Hurricane Delta makes landfall in Mexico as a Category 2

Hurricane Delta makes landfall in Mexico as a Category 2
Boats sit closer to the shore after they were secured by fishermen preparing for the arrival of Hurricane Delta (Victor Ruiz Garcia/AP)

Hurricane Delta has made landfall in Mexico as an extremely dangerous Category 2 storm, coming ashore near Puerto Morelos along the northeastern coast of Yucatan Peninsula.

The US National Hurricane Centre in Miami said satellite imagery, radar data from Cuba and surface observations in Mexico indicate that the centre of Delta came ashore around 5.30am local time sustaining top winds of 110 mph.

Quintana Roo governor Carlos Joaquin warned residents and tourists that “it is a strong, powerful hurricane”.

He considered it a good sign that Delta had weakened a bit late on Tuesday, but said the area had not seen a storm like it since Hurricane Wilma in 2005.

Delta had increased in strength by 80 mph in just 24 hours, and its top winds peaked at 145 mph before it weakened as it neared the shore.

Forecasters warned it was still an extremely dangerous storm nevertheless, with a life-threatening storm surge that could raise water levels 9ft to 13ft, along with large and dangerous waves and flash flooding inland.

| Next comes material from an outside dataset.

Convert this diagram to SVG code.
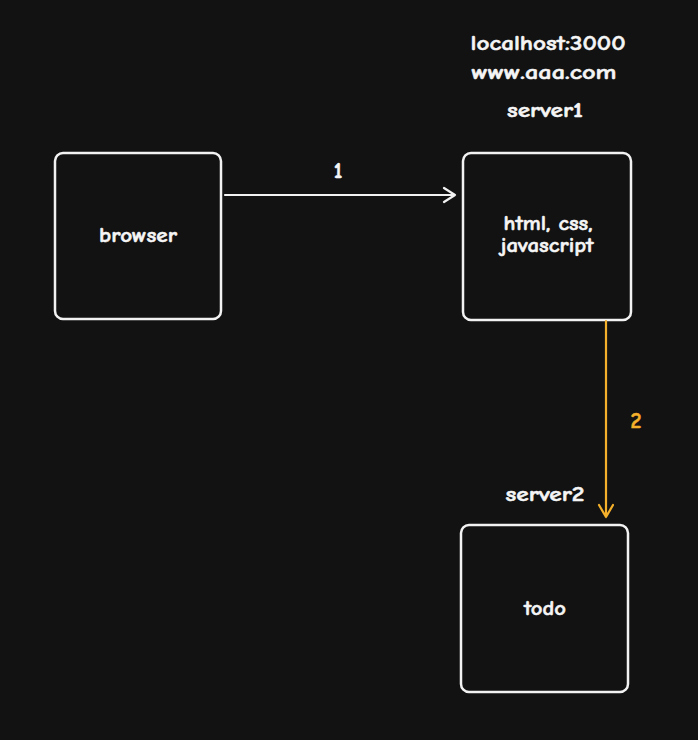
<svg xmlns="http://www.w3.org/2000/svg" width="698" height="740" viewBox="0 0 698 740">
<style>
.box{fill:#121212;stroke:#f2f2f2;stroke-width:2.5}
.t{font-family:"Comic Neue","Noto Sans","Liberation Sans",sans-serif;font-weight:bold;font-size:20px;fill:#f5f5f5;stroke:#f5f5f5;stroke-width:0.5;text-anchor:middle}
.n{font-size:22px}
.o{fill:#f4b02a;stroke:#f4b02a}
.line{fill:none;stroke-width:2.2;stroke-linecap:round;stroke-linejoin:round}
</style>
<rect width="698" height="740" fill="#121212"/>
<g id="labels">
<text class="t" x="548" y="50" textLength="155" lengthAdjust="spacingAndGlyphs">localhost:3000</text>
<text class="t" x="544" y="79" textLength="145" lengthAdjust="spacingAndGlyphs">www.aaa.com</text>
<text class="t" x="545" y="117" textLength="76" lengthAdjust="spacingAndGlyphs">server1</text>
<text class="t" x="545" y="501" textLength="79" lengthAdjust="spacingAndGlyphs">server2</text>
</g>
<g id="browser">
<rect class="box" x="55" y="153" width="166" height="166" rx="8"/>
<text class="t" x="138" y="242" textLength="78" lengthAdjust="spacingAndGlyphs">browser</text>
</g>
<g id="server1">
<rect class="box" x="463" y="153" width="168" height="167" rx="8"/>
<text class="t" x="548" y="230" textLength="89" lengthAdjust="spacingAndGlyphs">html, css,</text>
<text class="t" x="547" y="252" textLength="93" lengthAdjust="spacingAndGlyphs">javascript</text>
</g>
<g id="todo">
<rect class="box" x="461" y="525" width="167" height="167" rx="8"/>
<text class="t" x="545" y="615" textLength="42" lengthAdjust="spacingAndGlyphs">todo</text>
</g>
<g id="connectors">
<path class="line" stroke="#f2f2f2" d="M225 195 H455 M444 188 L455 195 L444 202"/>
<text class="t n" x="338" y="178">1</text>
<path class="line" stroke="#f4b02a" d="M606 321 V517 M599 505 L606 517 L613 505"/>
<text class="t n o" x="636" y="428">2</text>
</g>
</svg>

Thousands of Quintana Roo residents and tourists were hunkering down in government shelters. Everyone had been ordered off the streets by 7pm.

The evacuations of low-lying areas, islands and the coastline expanded as Delta exploded over the warm Caribbean waters offshore.

Much of Cancun’s hotel zone was cleared out as guests were bused to inland shelters. In Cancun alone, the government opened 160 shelters.

A flooded street in Cancun, Mexico, as Hurricane Delta made landfall on Wednesday (Victor Ruiz Garcia/AP)

Some 300 guests and nearly 200 staff from the Fiesta Americana Condesa hotel were taken to the Technological Institute of Cancun campus.

All wearing masks, they spread out on thin mattresses in a classroom building and tried to get comfortable as workers boarded up the building’s windows in a light rain. Some played cards or watched videos on their phones, while others called relatives.

“The hotel has done a good job of making sure that we were provided for and that we’re going to be safe here in this place, so we don’t have any concerns at all,” said Shawn Sims, a tourist from Dallas sheltering with his wife, Rashonda Cooper, and their sons, seven-year-old Liam and four-year-old Easton.

“This is my first (hurricane) experience, but I see that these guys have a plan and they know what they’re doing,” Mr Sims said.

Men board up a store as Hurricane Delta approaches (Victor Ruiz Garcia/AP)

State tourism officials said more than 40,000 tourists were in Quintana Roo, a fraction of what would normally be there. Delta’s damage comes on top of months of pandemic-induced lockdown that has devastated the state’s tourism industry.

At the Cancun Convention Centre, 400 tourists from hotels and rental properties bunked for the night.

“We hope that in this place we are surely much safer,” Quintana Roo tourism secretary Marisol Vanegas said.

“This is a structure that has withstood other hurricanes.”

Delta was forecast to spend several hours lashing the Yucatan Peninsula before moving into the Gulf of Mexico and growing into a “considerably larger” storm before striking the US Gulf coast.

People in Louisiana or Mississippi should prepare now for hurricane-force winds to begin hitting their coastlines on Friday, the hurricane centre advised.

Louisiana governor John Bel Edwards said Delta was expected to make landfall there on Friday night or Saturday morning and the entire state is in the storm’s possible path. State and local officials in coastal areas were shoring up levees, sandbagging and taking other protections measures, he said.

Louisiana is still recovering from Hurricane Laura, which ravaged the southwestern region as it roared ashore as a Category 4 storm in August. More than 6,600 Laura evacuees remain in hotels around the state, mainly in New Orleans, because their homes are too heavily damaged to return.

Mexico put the commander of its navy in charge of the federal response.

President Andres Manuel Lopez Obrador said on Tuesday that 5,000 federal troops and emergency personnel were being made available in Quintana Roo to aid in storm efforts.